The United Auto Workers union formally challenges what its president calls "extraordinary interference" in a Tennessee assembly plant organizing election.

Don't hold your breath for a do-over, Free Press business writer Brent Snavely suggests.

The UAW faces a high legal hurdle in appealing last week’s defeat at Volkswagen’s Tennessee plant.

Citing public statements by Republican U.S. Sen. Bob Corker and other Tennessee politicians, the UAW asked the National Labor Relations Board to set aside the results and conduct a new election. Workers at the three-year-old factory in Chattanooga voted 712-626 against UAW representation. . . .

Corker urged workers to reject the union and suggested Volkswagen would not build a new SUV in Chattanooga if workers voted for the UAW.

In a 58-page complaint submitted Friday, the union accuses Corker and others of creating “a general atmosphere of fear or reprisal rendering a free election impossible.”

"Senator Corker’s conduct . . . is a more than adequate basis for sustaining these objections.”


“They have not accused Volkswagen of doing anything wrong,” says Gary Klotz, a Detroit labor lawyer. (Butzel Long photo)

Not necessarily, Detroit labor lawyer Gary Klotz of Butzel Long tells Snavely.

“They have not accused Volkswagen of doing anything wrong,” Klotz said. “In fact, Volkswagen disavowed Sen. Corker’s comment.”
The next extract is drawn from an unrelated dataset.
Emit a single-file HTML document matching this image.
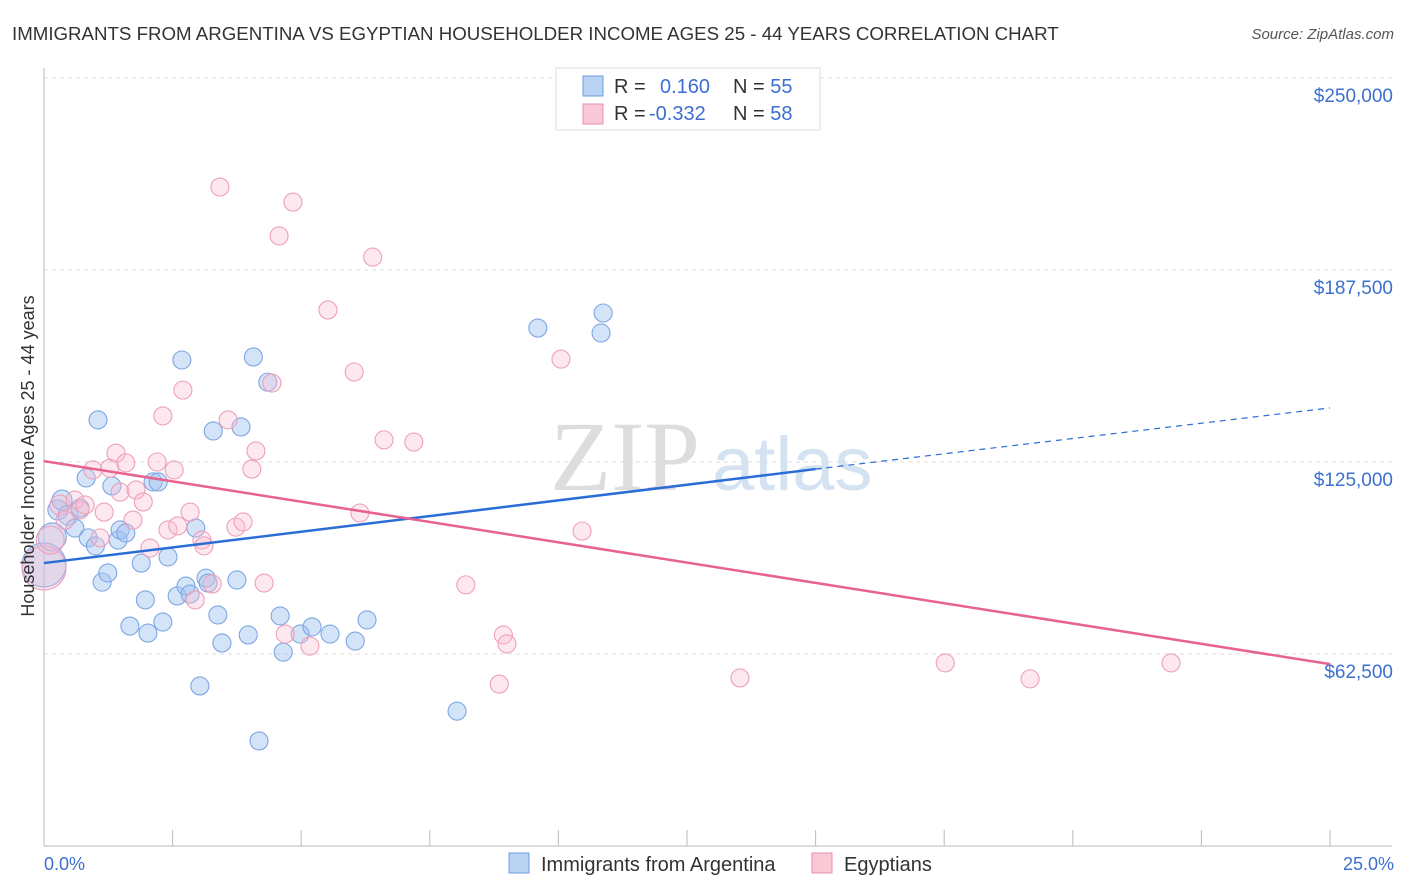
<!DOCTYPE html>
<html><head><meta charset="utf-8"><style>
body{margin:0;background:#fff;font-family:"Liberation Sans",sans-serif;}
svg{display:block}
</style></head><body>
<svg id="chart" width="1406" height="892">
<text x="12" y="40" font-size="18.7" fill="#333">IMMIGRANTS FROM ARGENTINA VS EGYPTIAN HOUSEHOLDER INCOME AGES 25 - 44 YEARS CORRELATION CHART</text>
<text x="1394" y="39" font-size="15" fill="#555" text-anchor="end" font-style="italic">Source: ZipAtlas.com</text>
<text x="700" y="490" font-size="100" fill="#ddd" text-anchor="end" font-family="Liberation Serif">ZIP</text>
<text x="712" y="490" font-size="76" fill="#d4e2f2">atlas</text>
<g id="grid"></g><g id="axes"></g><g id="pts"></g><g id="lines"></g>
<text transform="translate(34,456) rotate(-90)" font-size="18" fill="#333" text-anchor="middle">Householder Income Ages 25 - 44 years</text>
<text x="44" y="870" font-size="18" fill="#3d6fd0">0.0%</text>
<text x="1394" y="870" font-size="18" fill="#3d6fd0" text-anchor="end">25.0%</text>
<g>
<rect x="556" y="68" width="264" height="62" fill="#fff" stroke="#ddd"/>
<rect x="583" y="76" width="20" height="20" fill="#b9d3f3" stroke="#6e9be0"/>
<rect x="583" y="104" width="20" height="20" fill="#f9c8d6" stroke="#ea8fac"/>
<text x="614" y="93" font-size="20" fill="#333">R = <tspan fill="#3d6fd0" x="660">0.160</tspan><tspan x="733" fill="#333">N = </tspan><tspan fill="#3d6fd0">55</tspan></text>
<text x="614" y="120" font-size="20" fill="#333">R = <tspan fill="#3d6fd0" x="649">-0.332</tspan><tspan x="733" fill="#333">N = </tspan><tspan fill="#3d6fd0">58</tspan></text>
</g>
<g>
<rect x="509" y="853" width="20" height="20" fill="#b9d3f3" stroke="#6e9be0"/>
<text x="541" y="871" font-size="20" fill="#333">Immigrants from Argentina</text>
<rect x="812" y="853" width="20" height="20" fill="#f9c8d6" stroke="#ea8fac"/>
<text x="844" y="871" font-size="20" fill="#333">Egyptians</text>
</g>
</svg>
<script>
const yTicks=[62500,125000,187500,250000];
const yTickLabels=["$62,500","$125,000","$187,500","$250,000"];
const xTicks=[0,2.5,5,7.5,10,12.5,15,17.5,20,22.5,25];
const blueX=[0,0.16,0.27,0.35,0.47,0.6,0.7,0.82,0.86,1.0,1.05,1.13,1.24,1.32,1.44,1.48,1.59,1.67,1.89,1.97,2.02,2.12,2.22,2.31,2.41,2.68,2.59,2.76,2.84,2.95,3.03,3.15,3.19,3.29,3.38,3.46,3.75,3.83,3.97,4.07,4.18,4.35,4.59,4.65,4.98,5.21,5.56,6.05,6.28,8.03,9.6,10.83,10.87];
const blueY=[91.5,100.6,109.4,112.6,107.7,103.5,110,119.8,100.3,97.7,138.7,85.9,88.9,117.2,99.6,102.9,101.9,71.6,92.1,80.1,69.3,118.5,118.5,72.9,94.1,158.2,81.4,84.6,82.0,103.5,52.1,87.2,85.6,135.1,75.2,66.1,86.6,136.4,68.7,159.2,34.2,151.0,74.9,63.1,69.0,71.3,69.0,66.7,73.6,43.9,168.6,167.0,173.5];
const blueR=[22,14,10,10,10,9,9,9,9,9,9,9,9,9,9,9,9,9,9,9,9,9,9,9,9,9,9,9,9,9,9,9,9,9,9,9,9,9,9,9,9,9,9,9,9,9,9,9,9,9,9,9,9];
const pinkX=[0,0.12,0.31,0.41,0.6,0.7,0.8,0.95,1.09,1.17,1.28,1.4,1.48,1.59,1.79,1.93,1.73,2.06,2.2,2.31,2.41,2.53,2.6,2.7,2.84,2.94,3.07,3.11,3.27,3.42,3.58,3.73,3.87,4.04,4.12,4.28,4.43,4.57,4.69,4.84,5.17,5.52,6.03,6.14,6.39,6.61,7.19,8.2,8.85,8.93,9.0,10.05,10.46,13.53,17.52,19.17,21.91];
const pinkY=[90.5,99.6,111,106.1,112.6,109.4,111,122.4,100.3,108.7,123,127.9,115.2,124.7,115.9,112,106.1,97,125,140,102.9,122.4,104.2,148.4,108.7,80.1,99.6,97.7,85.3,214.5,138.7,103.8,105.5,122.7,128.6,85.6,150.7,198.6,69.0,209.6,65.1,174.5,154.3,108.4,191.7,132.2,131.5,85,52.7,68.7,65.8,158.5,102.5,54.7,59.6,54.4,59.6];
const pinkR=[22,14,10,9,9,9,9,9,9,9,9,9,9,9,9,9,9,9,9,9,9,9,9,9,9,9,9,9,9,9,9,9,9,9,9,9,9,9,9,9,9,9,9,9,9,9,9,9,9,9,9,9,9,9,9,9,9];
const blueTrendX=[0,15,25];
const blueTrendY=[92.1,122.7,142.6];
const pinkTrendX=[0,25];
const pinkTrendY=[125.3,59.2];
const NS="http://www.w3.org/2000/svg";
const sx=v=>44+v/25*1286;
const sy=v=>846-v/62.5*192;
function mk(tag,attrs,parent){const e=document.createElementNS(NS,tag);for(const k in attrs)e.setAttribute(k,attrs[k]);document.getElementById(parent).appendChild(e);return e;}
yTicks.forEach((t,i)=>{
 const y=sy(t/1000);
 const l=mk('line',{x1:44,x2:1392,y1:y,y2:y,stroke:'#ddd','stroke-dasharray':'4,4'},'grid');
 
 
 const tx=mk('text',{x:1393,y:y+24,'font-size':19,fill:'#3d6fd0','text-anchor':'end'},'grid');
 tx.textContent=yTickLabels[i];
 
 
});
const ax=mk('line',{x1:44,x2:44,y1:68,y2:846,stroke:'#bbb'},'axes');


const bx=mk('line',{x1:44,x2:1392,y1:846,y2:846,stroke:'#bbb'},'axes');


xTicks.forEach(t=>{
 const x=sx(t);
 const l=mk('line',{x1:x,x2:x,y1:830,y2:846,stroke:'#bbb'},'axes');
 
 
});
blueX.forEach((v,i)=>{
 const c=mk('circle',{cx:sx(v),cy:sy(blueY[i]),r:blueR[i],fill:'rgba(160,196,240,0.45)',stroke:'#7ea6e4','stroke-width':1.1},'pts');
 
 
});
pinkX.forEach((v,i)=>{
 const c=mk('circle',{cx:sx(v),cy:sy(pinkY[i]),r:pinkR[i],fill:'rgba(248,190,208,0.35)',stroke:'#eea0b8','stroke-width':1.1},'pts');
 
 
});
const b1=mk('line',{x1:sx(blueTrendX[0]),y1:sy(blueTrendY[0]),x2:sx(blueTrendX[1]),y2:sy(blueTrendY[1]),stroke:'#2a6dd6','stroke-width':2.5},'lines');


const b2=mk('line',{x1:sx(blueTrendX[1]),y1:sy(blueTrendY[1]),x2:sx(blueTrendX[2]),y2:sy(blueTrendY[2]),stroke:'#2a6dd6','stroke-width':1.2,'stroke-dasharray':'6,5'},'lines');


const p1=mk('line',{x1:sx(pinkTrendX[0]),y1:sy(pinkTrendY[0]),x2:sx(pinkTrendX[1]),y2:sy(pinkTrendY[1]),stroke:'#e8628f','stroke-width':2.5},'lines');


</script>
</body></html>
Normally, a union must prove that those who were seeking to influence the election were doing the bidding of the company for this type of challenge to succeed, Klotz said.
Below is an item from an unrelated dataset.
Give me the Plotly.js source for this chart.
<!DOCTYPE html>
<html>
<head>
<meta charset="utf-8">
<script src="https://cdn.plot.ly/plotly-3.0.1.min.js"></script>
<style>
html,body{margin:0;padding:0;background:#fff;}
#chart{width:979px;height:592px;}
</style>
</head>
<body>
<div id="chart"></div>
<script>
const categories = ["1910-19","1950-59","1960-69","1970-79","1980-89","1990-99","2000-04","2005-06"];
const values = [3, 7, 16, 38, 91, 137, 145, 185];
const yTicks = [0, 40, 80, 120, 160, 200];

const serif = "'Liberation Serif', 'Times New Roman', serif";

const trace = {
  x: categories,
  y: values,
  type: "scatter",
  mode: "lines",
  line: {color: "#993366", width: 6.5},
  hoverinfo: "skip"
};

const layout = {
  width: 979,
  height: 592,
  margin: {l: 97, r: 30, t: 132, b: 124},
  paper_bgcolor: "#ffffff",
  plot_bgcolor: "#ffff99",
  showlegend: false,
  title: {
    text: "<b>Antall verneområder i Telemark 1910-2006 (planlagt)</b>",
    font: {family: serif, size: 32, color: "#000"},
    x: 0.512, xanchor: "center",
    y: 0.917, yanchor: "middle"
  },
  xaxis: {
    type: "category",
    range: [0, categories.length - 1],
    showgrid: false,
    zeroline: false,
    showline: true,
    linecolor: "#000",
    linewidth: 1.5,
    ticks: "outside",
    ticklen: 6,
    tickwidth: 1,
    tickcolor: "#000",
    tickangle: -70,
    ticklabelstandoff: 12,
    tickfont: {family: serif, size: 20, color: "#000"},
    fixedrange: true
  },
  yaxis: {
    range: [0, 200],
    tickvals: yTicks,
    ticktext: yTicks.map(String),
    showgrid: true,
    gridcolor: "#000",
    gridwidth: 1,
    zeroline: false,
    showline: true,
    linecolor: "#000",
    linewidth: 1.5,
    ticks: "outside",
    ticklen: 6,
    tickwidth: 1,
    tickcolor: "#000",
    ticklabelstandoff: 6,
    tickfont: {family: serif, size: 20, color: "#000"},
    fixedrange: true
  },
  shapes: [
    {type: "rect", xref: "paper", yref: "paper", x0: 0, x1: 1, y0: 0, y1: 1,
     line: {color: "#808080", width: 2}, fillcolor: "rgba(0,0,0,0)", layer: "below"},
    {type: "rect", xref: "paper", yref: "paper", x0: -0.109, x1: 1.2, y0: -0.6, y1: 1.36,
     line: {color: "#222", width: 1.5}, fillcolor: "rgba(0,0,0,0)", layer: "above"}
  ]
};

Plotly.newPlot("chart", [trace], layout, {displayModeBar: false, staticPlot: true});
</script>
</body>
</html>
Indeed, VW said the vote wouldn't influence its decision to build SUVs in Chattanooga or in Mexico.

For his part, outgoing UAW President Bob King says:

“It’s an outrage that politically motivated third parties threatened the economic future of this facility. It is extraordinary interference in the private decision of workers to have a U.S. senator, a governor and leaders of the state legislature threaten the company with the denial of economic incentives and workers with a loss of product.”